What are the responsibilities and job description for the High School English Teacher position at The Canterbury School?
Position Summary
Canterbury School seeks a dynamic, intellectually serious, and highly skilled English teacher to join the High School faculty beginning August 2026. This role is ideal for an educator who combines a deep love of literature with expert teaching of writing and who thrives in a college-preparatory environment that values seminar-style discussion, authentic student voice, and close faculty-student relationships.
The successful candidate will typically teach five sections of English, including at least one core grade-level course plus upper-level electives or seminar-style offerings, depending on departmental need and enrollment. As a mission-driven independent school, Canterbury also seeks a teacher who embraces the full life of the school: advising students, contributing to co-curricular programming, partnering with families, and collaborating actively with colleagues.
Canterbury’s portrait of graduates—Artist. Athlete. Scholar.—requires an English classroom where students learn to read with nuance, write with power and clarity, and speak with confidence, empathy, and evidence. It also calls for a faculty culture in which English teachers work across disciplines to help students make meaningful connections among ideas, texts, history, science, the arts, and contemporary questions. The school is especially interested in educators who see cross-curricular collaboration not as an add-on, but as an essential part of innovative and relevant teaching.
Core Responsibilities
Teaching, Learning Design, and Academic Rigor
Teach five sections of English in grades 9–12, typically including:
●at least one core grade-level course; and
●one or more upper-level electives or seminar offerings, depending on departmental assignment.
Design and deliver rigorous, engaging instruction that develops students’ abilities to:
●read closely and interpret complex texts across genres;
●write frequently and revisingly in multiple modes (analytical, argumentative, interpretive, and creative where appropriate); and
●speak and listen effectively in discussion-based seminars and presentations.
Use disciplined writing pedagogy grounded in evidence-informed practices, including explicit writing strategy instruction and feedback cycles that help students improve over time.

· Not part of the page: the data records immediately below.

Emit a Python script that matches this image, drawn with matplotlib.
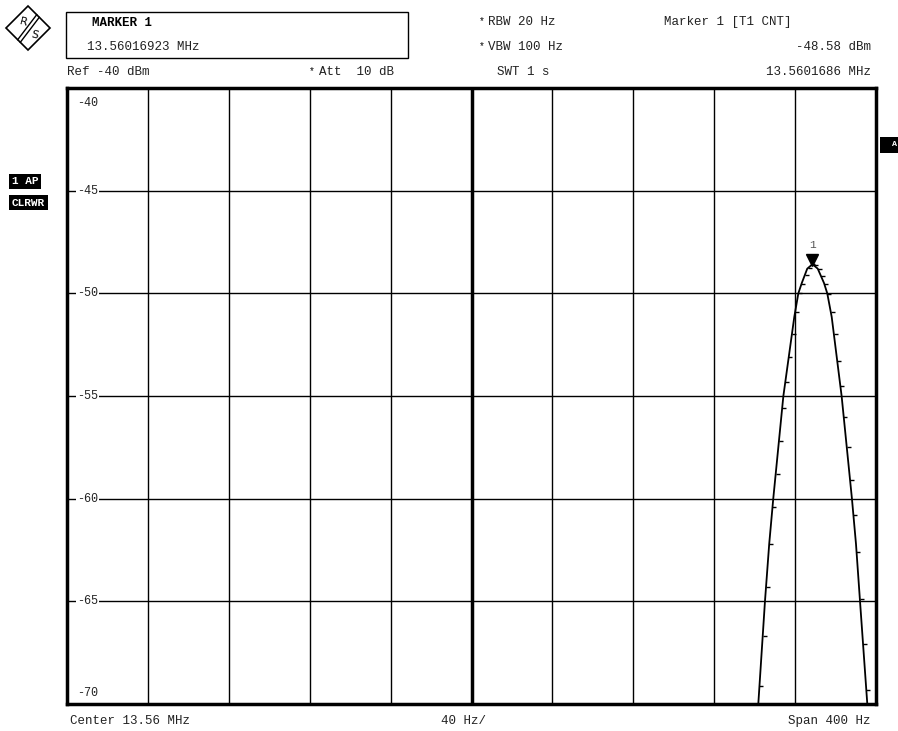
import matplotlib.pyplot as plt
import matplotlib.patches as patches
import numpy as np

# Trace 1 (offset from center 13.56 MHz, Hz) and level (dBm); off-scale parts sit on -70
trace_freq = [-200, 141.8, 145.1, 147.2, 149.2, 154.2, 159.6, 161.6, 163.3, 166.0, 168.6,
              171.2, 174.3, 175.9, 178.1, 183.0, 188.1, 190.1, 192.1, 195.7, 200]
trace_level = [-70, -70, -65, -62.2, -60, -55, -51.15, -50, -49.5, -48.8, -48.58,
               -48.8, -49.5, -50, -51.15, -55, -60, -62.2, -65, -70, -70]

# sampled points of the trace drawn as small ticks
tick_freq = [142.4, 144.0, 145.6, 147.2, 148.8, 150.4, 152.0, 153.6, 155.2, 156.8, 158.4,
             160.0, 161.6, 163.2, 164.8, 166.4, 168.0, 169.6, 171.2, 172.8, 174.4, 176.0,
             177.6, 179.2, 180.8, 182.4, 184.0, 185.6, 187.2, 188.8, 190.4, 192.0, 193.6, 195.2]
tick_level = [-69.1, -66.7, -64.3, -62.2, -60.4, -58.8, -57.2, -55.6, -54.3, -53.1, -52.0,
              -50.9, -50.0, -49.53, -49.11, -48.75, -48.59, -48.62, -48.8, -49.16, -49.53, -50.05,
              -50.9, -52.0, -53.3, -54.5, -56.0, -57.5, -59.1, -60.8, -62.6, -64.9, -67.1, -69.3]

marker_freq = 168.6
marker_level = -48.58

y_levels = [-40, -45, -50, -55, -60, -65, -70]
x_grid = list(range(-200, 201, 40))

W, H = 898, 731
MONO = 'Liberation Mono'
TXT = '#222222'
FS = 9


def fx(x):
    return x / W


def fy(y):
    return 1 - y / H


fig = plt.figure(figsize=(W / 100, H / 100), dpi=100)
ax = fig.add_axes([fx(67), fy(704), 809 / W, 616 / H])

ax.set_xlim(-200, 200)
ax.set_ylim(-70, -40)
ax.set_xticks(x_grid)
ax.set_yticks(y_levels)
ax.grid(True, color='black', linewidth=1.0)
ax.tick_params(length=0, labelbottom=False, labelleft=False)
for s in ax.spines.values():
    s.set_linewidth(2.5)
ax.axvline(0, color='black', linewidth=2.5)

# trace
ax.plot(trace_freq, trace_level, color='black', linewidth=1.3, zorder=4)
ax.plot(np.array(tick_freq) + 0.9, tick_level, linestyle='none', marker='_',
        markersize=3.5, markeredgewidth=1.0, color='black', zorder=4)

# marker 1
ax.plot(marker_freq, marker_level + 0.2, marker='v', markersize=8, color='black',
        zorder=5, clip_on=False)
ax.text(marker_freq, marker_level + 0.95, '1', ha='center', va='center',
        fontsize=8, color='#555555', family=MONO)

# level labels inside the grid
for lv in y_levels:
    if lv == -40:
        y = lv - 0.73
        bb = None
    elif lv == -70:
        y = lv + 0.54
        bb = None
    else:
        y = lv
        bb = dict(facecolor='white', edgecolor='none', pad=0.6)
    ax.text(-195.2, y, str(lv), ha='left', va='center', fontsize=8.5,
            family=MONO, color=TXT, bbox=bb, zorder=3)

# header box
fig.patches.append(patches.Rectangle((fx(65.5), fy(58)), 342 / W, 45.5 / H,
                                     transform=fig.transFigure, fill=False,
                                     edgecolor='black', linewidth=1.0))
fig.text(fx(92), fy(23), 'MARKER 1', fontsize=FS, family=MONO, weight='bold',
         color='black', va='center')
fig.text(fx(87), fy(47), '13.56016923 MHz', fontsize=FS, family=MONO,
         color=TXT, va='center')

fig.text(fx(67), fy(72), 'Ref -40 dBm', fontsize=FS, family=MONO, color=TXT, va='center')
fig.text(fx(309), fy(71), '*', fontsize=7, family=MONO, color='black', va='center')
fig.text(fx(319), fy(72), 'Att  10 dB', fontsize=FS, family=MONO, color=TXT, va='center')

fig.text(fx(479), fy(21), '*', fontsize=7, family=MONO, color='black', va='center')
fig.text(fx(488), fy(22), 'RBW 20 Hz', fontsize=FS, family=MONO, color=TXT, va='center')
fig.text(fx(479), fy(46), '*', fontsize=7, family=MONO, color='black', va='center')
fig.text(fx(488), fy(47), 'VBW 100 Hz', fontsize=FS, family=MONO, color=TXT, va='center')
fig.text(fx(497), fy(72), 'SWT 1 s', fontsize=FS, family=MONO, color=TXT, va='center')

fig.text(fx(664), fy(22), 'Marker 1 [T1 CNT]', fontsize=FS, family=MONO, color=TXT, va='center')
fig.text(fx(871), fy(47), '-48.58 dBm', fontsize=FS, family=MONO, color=TXT,
         va='center', ha='right')
fig.text(fx(871), fy(72), '13.5601686 MHz', fontsize=FS, family=MONO, color=TXT,
         va='center', ha='right')

# footer
fig.text(fx(70), fy(721), 'Center 13.56 MHz', fontsize=FS, family=MONO, color=TXT, va='center')
fig.text(fx(441), fy(721), '40 Hz/', fontsize=FS, family=MONO, color=TXT, va='center')
fig.text(fx(870), fy(721), 'Span 400 Hz', fontsize=FS, family=MONO, color=TXT,
         va='center', ha='right')

# trace labels on the left
fig.text(fx(12), fy(181.5), '1 AP', fontsize=8, family=MONO, weight='bold', color='white',
         va='center', bbox=dict(facecolor='black', edgecolor='none', pad=1.8))
fig.text(fx(12), fy(202.5), 'CLRWR', fontsize=8, family=MONO, weight='bold', color='white',
         va='center', bbox=dict(facecolor='black', edgecolor='none', pad=1.8))

# cut-off label on the right edge
fig.patches.append(patches.Rectangle((fx(880), fy(153)), 20 / W, 16 / H,
                                     transform=fig.transFigure, facecolor='black',
                                     edgecolor='none'))
fig.text(fx(892), fy(145), 'A', fontsize=6, family=MONO, weight='bold', color='white',
         va='center')

# R&S logo
diamond = [(6, 28), (28, 6), (50, 28), (28, 50)]
fig.patches.append(patches.Polygon([(fx(x), fy(y)) for x, y in diamond], closed=True,
                                   transform=fig.transFigure, fill=False,
                                   edgecolor='black', linewidth=1.2))
for d in (-1.3, 1.3):
    fig.lines.append(plt.Line2D([fx(19 + d), fx(38 + d)], [fy(41 + d), fy(16 + d)],
                                transform=fig.transFigure, color='black', linewidth=1.0))
fig.text(fx(23), fy(22), 'R', fontsize=8, family='DejaVu Sans', color='black',
         ha='center', va='center', rotation=-15)
fig.text(fx(34), fy(35), 'S', fontsize=8, family='DejaVu Sans', color='black',
         ha='center', va='center', rotation=-15)

fig.savefig('out.png', dpi=100)
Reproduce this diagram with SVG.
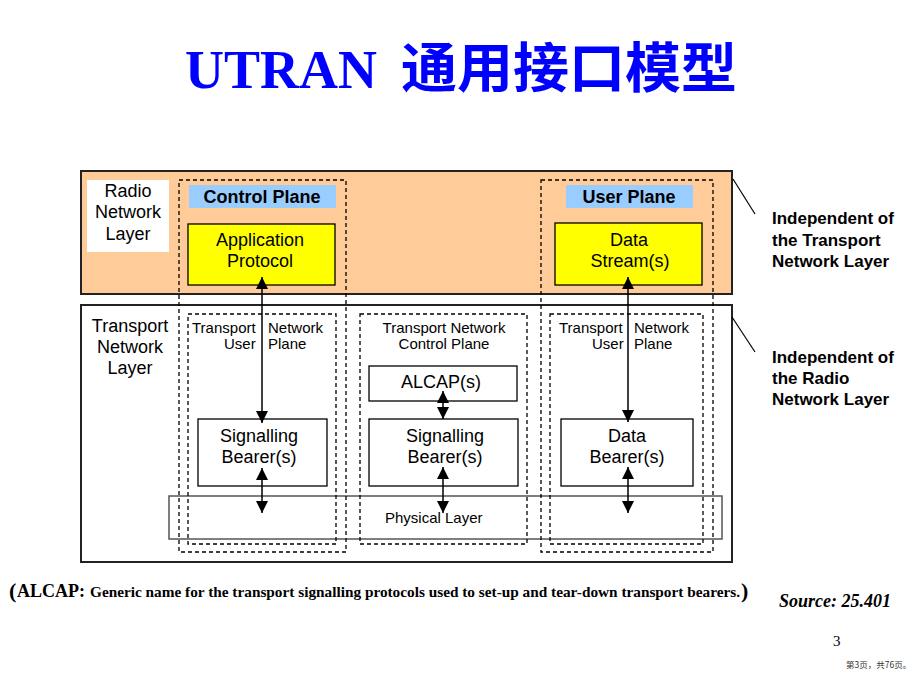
<svg xmlns="http://www.w3.org/2000/svg" width="920" height="690" viewBox="0 0 920 690">
<defs>
<style>
.t{font-family:"Liberation Sans",Arial,sans-serif;fill:#000}
.m{font-size:18px;text-anchor:middle}
.s{font-size:15px}
.b{font-weight:bold}
.dash{fill:none;stroke:#000;stroke-width:1.3;stroke-dasharray:4,3}
.box{fill:#fff;stroke:#000;stroke-width:1.3}
.yel{fill:#FFFF00;stroke:#000;stroke-width:1.3}
.lbl{fill:#99CCFF}
.arr{stroke:#000;stroke-width:1.5;fill:none;marker-start:url(#ah);marker-end:url(#ah)}
</style>
<marker id="ah" markerUnits="userSpaceOnUse" markerWidth="12" markerHeight="12" refX="12" refY="6" orient="auto-start-reverse" viewBox="0 0 12 12">
<path d="M0,0 L12,6 L0,12 Z" fill="#000"/>
</marker>
</defs>
<rect width="920" height="690" fill="#fff"/>

<g id="title">
<text x="185" y="88" font-family="Liberation Serif,'Times New Roman',serif" font-weight="bold" font-size="54" fill="#0000FF">UTRAN</text>
<text x="401" y="88" font-family="'Noto Sans CJK SC',sans-serif" font-weight="bold" font-size="54" fill="#0000FF" textLength="336" lengthAdjust="spacingAndGlyphs">通用接口模型</text>
</g>

<g id="radio-layer">
<rect x="81" y="171" width="651" height="123" fill="#FFCC99" stroke="#222" stroke-width="2"/>
<rect x="87" y="180" width="82" height="72" fill="#fff"/>
<text class="t m" x="128" y="197">Radio</text>
<text class="t m" x="128" y="218">Network</text>
<text class="t m" x="128" y="240">Layer</text>
</g>

<g id="transport-layer">
<rect x="81" y="305" width="651" height="257" fill="none" stroke="#222" stroke-width="2"/>
<text class="t m" x="130" y="332">Transport</text>
<text class="t m" x="130" y="353">Network</text>
<text class="t m" x="130" y="374">Layer</text>
</g>

<g id="physical-layer">
<rect x="169" y="496" width="553" height="43" fill="none" stroke="#555" stroke-width="1.5"/>
<text class="t s" x="385" y="523">Physical Layer</text>
</g>

<g id="control-plane">
<rect class="dash" x="179" y="180" width="167" height="372"/>
<rect class="lbl" x="189" y="185" width="147" height="23"/>
<text class="t m b" x="262" y="203">Control Plane</text>
</g>

<g id="user-plane">
<rect class="dash" x="541" y="180" width="172" height="372"/>
<rect class="lbl" x="566" y="185" width="127" height="23"/>
<text class="t m b" x="629" y="203">User Plane</text>
</g>

<g id="application-protocol">
<rect class="yel" x="188" y="224" width="147" height="61"/>
<text class="t m" x="260" y="246">Application</text>
<text class="t m" x="260" y="267">Protocol</text>
</g>

<g id="data-streams">
<rect class="yel" x="555" y="223" width="147" height="62"/>
<text class="t m" x="629" y="246">Data</text>
<text class="t m" x="630" y="267">Stream(s)</text>
</g>

<g id="tn-user-plane-left">
<rect class="dash" x="188" y="314" width="148" height="230"/>
<text class="t s" x="192" y="333">Transport</text>
<text class="t s" x="268" y="333">Network</text>
<text class="t s" x="224" y="349">User</text>
<text class="t s" x="268" y="349">Plane</text>
</g>

<g id="tn-control-plane">
<rect class="dash" x="360" y="314" width="167" height="230"/>
<text class="t s" x="444" y="333" text-anchor="middle">Transport Network</text>
<text class="t s" x="444" y="349" text-anchor="middle">Control Plane</text>
</g>

<g id="tn-user-plane-right">
<rect class="dash" x="550" y="314" width="153" height="230"/>
<text class="t s" x="559" y="333">Transport</text>
<text class="t s" x="634" y="333">Network</text>
<text class="t s" x="592" y="349">User</text>
<text class="t s" x="634" y="349">Plane</text>
</g>

<g id="signalling-bearer-left">
<rect class="box" x="198" y="419" width="129" height="67"/>
<text class="t m" x="259" y="442">Signalling</text>
<text class="t m" x="259" y="463">Bearer(s)</text>
</g>

<g id="alcap">
<rect class="box" x="369" y="366" width="148" height="35"/>
<text class="t m" x="441" y="388">ALCAP(s)</text>
</g>

<g id="signalling-bearer-mid">
<rect class="box" x="369" y="419" width="149" height="67"/>
<text class="t m" x="445" y="442">Signalling</text>
<text class="t m" x="445" y="463">Bearer(s)</text>
</g>

<g id="data-bearer">
<rect class="box" x="561" y="419" width="132" height="67"/>
<text class="t m" x="627" y="442">Data</text>
<text class="t m" x="627" y="463">Bearer(s)</text>
</g>

<g id="connectors">
<line class="arr" x1="262" y1="277" x2="262" y2="423"/>
<line class="arr" x1="262" y1="468" x2="262" y2="513"/>
<line class="arr" x1="443" y1="391" x2="443" y2="419"/>
<line class="arr" x1="443" y1="467" x2="443" y2="513"/>
<line class="arr" x1="628" y1="277" x2="628" y2="422"/>
<line class="arr" x1="628" y1="467" x2="628" y2="513"/>
<line x1="733" y1="179" x2="755" y2="214" stroke="#000" stroke-width="1.2"/>
<line x1="732" y1="317" x2="755" y2="352" stroke="#000" stroke-width="1.2"/>
</g>

<g id="note-radio">
<text class="t b" font-size="17" x="772" y="224">Independent of</text>
<text class="t b" font-size="17" x="772" y="246">the Transport</text>
<text class="t b" font-size="17" x="772" y="267">Network Layer</text>
</g>

<g id="note-transport">
<text class="t b" font-size="17" x="772" y="363">Independent of</text>
<text class="t b" font-size="17" x="772" y="384">the Radio</text>
<text class="t b" font-size="17" x="772" y="405">Network Layer</text>
</g>

<g id="footer" font-family="Liberation Serif,'Times New Roman',serif">
<text x="9" y="598" font-weight="bold" font-size="22">(</text>
<text x="17" y="597" font-weight="bold" font-size="18">ALCAP:</text>
<text x="90" y="597" font-weight="bold" font-size="14.5" textLength="650" lengthAdjust="spacingAndGlyphs">Generic name for the transport signalling protocols used to set-up and tear-down transport bearers.</text>
<text x="741" y="598" font-weight="bold" font-size="22">)</text>
<text x="779" y="607" font-weight="bold" font-style="italic" font-size="18">Source: 25.401</text>
<text x="833" y="646" font-size="15">3</text>
<text x="846" y="668" font-family="'Noto Sans CJK SC',sans-serif" font-size="8.5" fill="#333">第3页，共76页。</text>
</g>
</svg>
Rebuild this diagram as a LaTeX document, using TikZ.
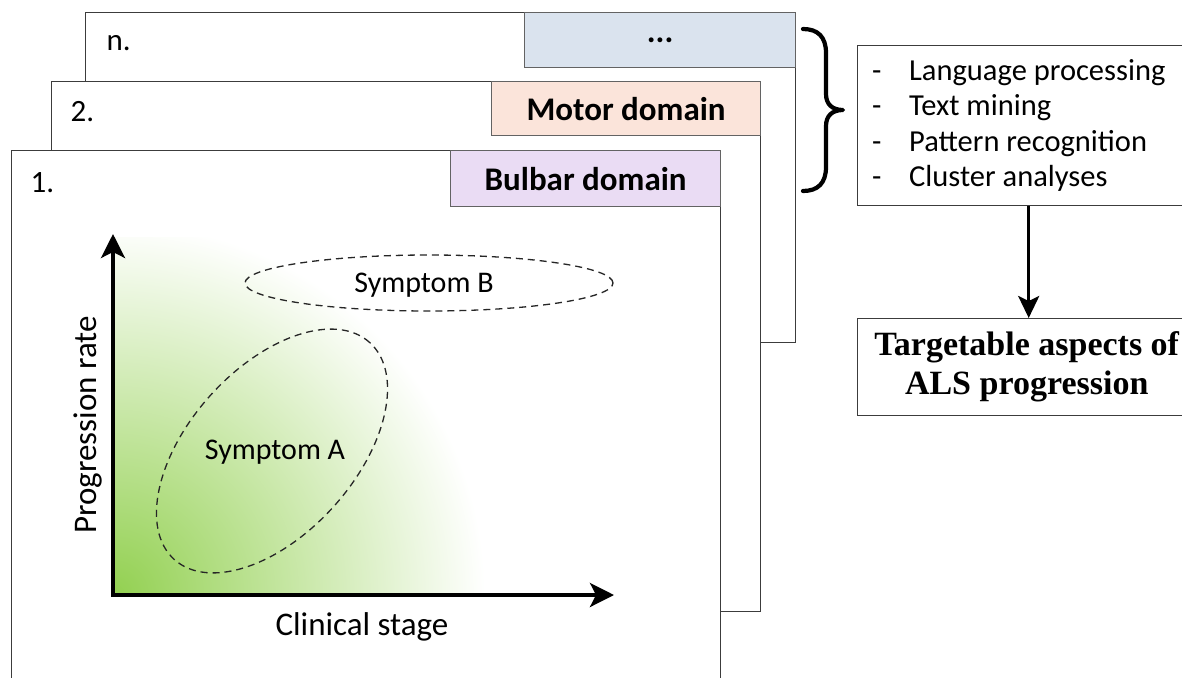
\documentclass[tikz,border=0pt]{standalone}
\usepackage{fontspec}
\setmainfont{Carlito}
\newfontfamily\serifbold{Liberation Serif}
\usetikzlibrary{arrows.meta,shapes.geometric}

\definecolor{edgegray}{RGB}{60,60,60}
\definecolor{dotsfill}{RGB}{218,227,238}
\definecolor{motorfill}{RGB}{251,228,218}
\definecolor{bulbarfill}{RGB}{234,220,244}
\definecolor{glowgreen}{RGB}{146,208,80}

\tikzset{
  panel/.style={draw=edgegray, line width=1.4pt, fill=white, anchor=north west, inner sep=0pt},
  domainbox/.style={draw=edgegray!80, line width=1.2pt, anchor=north west, inner sep=0pt},
  domaintext/.style={font=\fontsize{33}{38}\selectfont\bfseries},
  panelnum/.style={font=\fontsize{31}{36}\selectfont},
  axislabel/.style={font=\fontsize{33}{38}\selectfont},
  symptomring/.style={ellipse, draw=black!85, line width=1.3pt, dash pattern=on 7pt off 5pt, inner sep=0pt},
  symptomtext/.style={font=\fontsize{30}{34}\selectfont},
  axisarrow/.style={line width=3.6pt, -{Stealth[length=24pt, width=24pt, inset=6pt]}},
  sidebox/.style={draw=edgegray, line width=1.4pt, anchor=north west, inner sep=0pt},
  listtext/.style={font=\fontsize{30.5}{35.5}\selectfont, anchor=north west, inner sep=0pt, align=left},
  curlybrace/.style={line width=4.2pt, line cap=round, line join=round},
}

\begin{document}
\begin{tikzpicture}[x=1pt, y=-1pt]
\useasboundingbox (0,0) rectangle (1182,677);

% back sheet: n
\node[panel, minimum width=710pt, minimum height=330pt] (sheetn) at (85,12) {};
\node[domainbox, fill=dotsfill, minimum width=271pt, minimum height=55pt] (dotsbox) at (524,12) {};
\node[domaintext] (dots) at (dotsbox.center) {...};
\node[panelnum, anchor=west] (numn) at (103,43) {n.};

% middle sheet: 2
\node[panel, minimum width=709pt, minimum height=530pt] (sheettwo) at (51,81) {};
\node[domainbox, fill=motorfill, minimum width=269pt, minimum height=54pt] (motorbox) at (491,81) {};
\node[domaintext] (motor) at (motorbox.center) {Motor domain};
\node[panelnum, anchor=west] (numtwo) at (67,112) {2.};

% front sheet: 1
\node[panel, minimum width=709pt, minimum height=560pt] (sheetone) at (11,150) {};
\node[domainbox, fill=bulbarfill, minimum width=270pt, minimum height=56pt] (bulbarbox) at (450,150) {};
\node[domaintext] (bulbar) at (bulbarbox.center) {Bulbar domain};
\node[panelnum, anchor=west] (numone) at (27,183) {1.};

% green glow in the plot corner
\begin{scope}
  \clip (113,237) rectangle (612,595);
  \shade[inner color=glowgreen, outer color=white] (113,595) circle (372);
\end{scope}

% axes
\coordinate (origin) at (113,595);
\coordinate (ytip) at (113,234);
\coordinate (xtip) at (614,595);
\draw[axisarrow] ([yshift=-1.8pt]origin) -- (ytip);
\draw[axisarrow] ([xshift=-1.8pt]origin) -- (xtip);
\node[axislabel, rotate=90] (ylab) at (88,425) {Progression rate};
\node[axislabel] (xlab) at (362,627) {Clinical stage};

% symptom regions
\node[symptomring, minimum width=292pt, minimum height=166pt, rotate=48] (ringa) at (272,451) {};
\node[symptomtext] (syma) at (275,452) {Symptom A};
\node[symptomring, minimum width=368pt, minimum height=56pt] (ringb) at (429,283) {};
\node[symptomtext] (symb) at (424,285) {Symptom B};

% curly brace gathering the sheets
\coordinate (bracetop) at (803,29);
\coordinate (bracetip) at (843,110);
\coordinate (bracebot) at (803,191);
\draw[curlybrace] (bracetop) .. controls (818,29) and (826,37) .. (826,53)
  -- (826,94) .. controls (826,104) and (832,110) .. (bracetip)
  .. controls (832,110) and (826,116) .. (826,126)
  -- (826,167) .. controls (826,183) and (818,191) .. (bracebot);

% methods box
\node[sidebox, minimum width=342pt, minimum height=160pt] (methods) at (857,45) {};
\node[listtext] (methodlist) at (872,55) {%
  \begin{tabular}{@{}p{37pt}@{}l@{}}
  - & Language processing\\
  - & Text mining\\
  - & Pattern recognition\\
  - & Cluster analyses
  \end{tabular}};

% outcome box
\node[sidebox, minimum width=342pt, minimum height=97pt] (target) at (857,318) {};
\node[font=\fontsize{34}{39}\selectfont\serifbold\bfseries, align=center] (targettext) at ([xshift=-2pt]target.center) {Targetable aspects of\\ALS progression};

\draw[line width=3pt, -{Stealth[length=22pt, width=21pt, inset=5pt]}] (methods.south) -- (target.north);
\end{tikzpicture}
\end{document}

Maintain high expectations for academic integrity, source use, and ethical participation in the intellectual life of the classroom.
Develop learning experiences that encourage students to make connections across disciplines and contexts, including collaboration with colleagues on interdisciplinary projects, shared themes, or integrated units when appropriate.
Advanced Coursework and Seminar Teaching
If assigned to advanced coursework, design challenging, discussion-rich classes that prepare students for high-level reading, writing, and independent thinking.
Support students in managing the expectations of advanced study through strong course design, clear feedback, and attention to skill progression.
Classroom Culture and Student Experience
Create a classroom culture that is warm, structured, inclusive, and intellectually demanding—where students are known, challenged, and supported.
Foster respectful, evidence-driven discussion that promotes open-minded inquiry and mature engagement with multiple perspectives, consistent with the spirit of a strong college-preparatory classroom.
Select texts and design learning experiences that reflect both literary excellence and broad cultural and historical range, supporting students in encountering varied traditions and voices.
Assessment, Feedback, and Communication
Assess student learning with clarity and consistency through strong rubrics, transparent criteria, and timely feedback.
Maintain accurate records related to student performance and communicate proactively with students and families as appropriate to support progress and partnership.
Partner with school counselors, learning support personnel, and administrators when student needs extend beyond classroom instruction.
Collaboration and Departmental Contribution
Collaborate closely with English Department colleagues as part of a professional learning community focused on curriculum quality, common expectations, shared rubrics and skills, and continuous improvement.
Work across disciplines with faculty colleagues to support a more connected and innovative student experience, including opportunities for interdisciplinary planning, shared inquiry, and mission-aligned program development.
Participate fully in department meetings, faculty meetings, and professional development.
Advising and School Life Responsibilities
Serve as a student advisor, building close relationships with a small group of students and supporting their academic growth, wellbeing, and connection to school life; when appropriate, communicate with families in partnership with divisional leadership and counselors.
Contribute to the broader school community through supervision duties and participation in student life, such as coaching, club sponsorship, committee work, or other programming aligned to school needs and teacher strengths.